Crystallization Tendencies of Glass-Forming Liquids: High Pressure Versus Nanoscale Confinement

High pressure and nanometer scale confinement are very popular strategies used to tune the crystallization tendencies of various systems. At first sight, they both seems to be entirely different, non-connected realm governed by their own rules. However, the effects generated in both environments are not so much distinct. Experimental studies, as well as molecular simulations, have proven that certain structural transformations and chemical reactions that occur only at high pressures in the bulk phase also appear under spatial confinement. High pressure and confinement at nanoscale level affect the molecular packing and intermolecular interactions, which have a dramatic influence on the key parameters governing the overall crystallization outcome. In result, it is possible to change the crystallization behavior of a given substance or obtain materials with interesting physicochemical properties, sometimes not attainable by other means. However, mentioned above changes might not be necessarily identical in both environments. Here, we have investigated changes in the crystallization rate for molecular liquids studied on increased pressure and confined to pores of the nanometer scale. Variations in the crystallization rate were studied by varying with pressure and the size of the spatial constraints.
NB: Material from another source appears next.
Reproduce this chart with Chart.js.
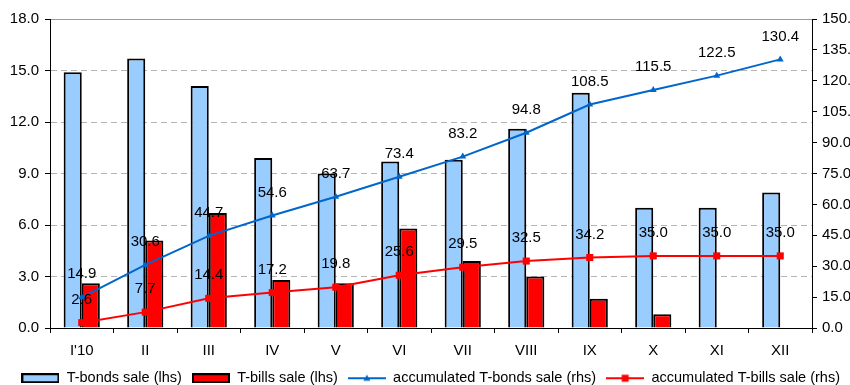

We show that avoiding crystallization when cooling liquid from the melt becomes more challenging with increasing pressure. This is because compression increases the rate of crystallization, broadens the overall crystallization rate curve and shifts its maximum with respect to Tm-T. On the other hand, when decreasing the size of the confining space a completely opposite trend is observed. To rationalize these changes in the crystallization behavior of the glass-forming liquids predictions of the classical theories of nucleation and crystal growth we employed. Following our recent idea of investigating crystallization of the supercooled liquids along various iso-invariant curves (Cryst. Growth Des.2016), we also show how they evolve in both environments.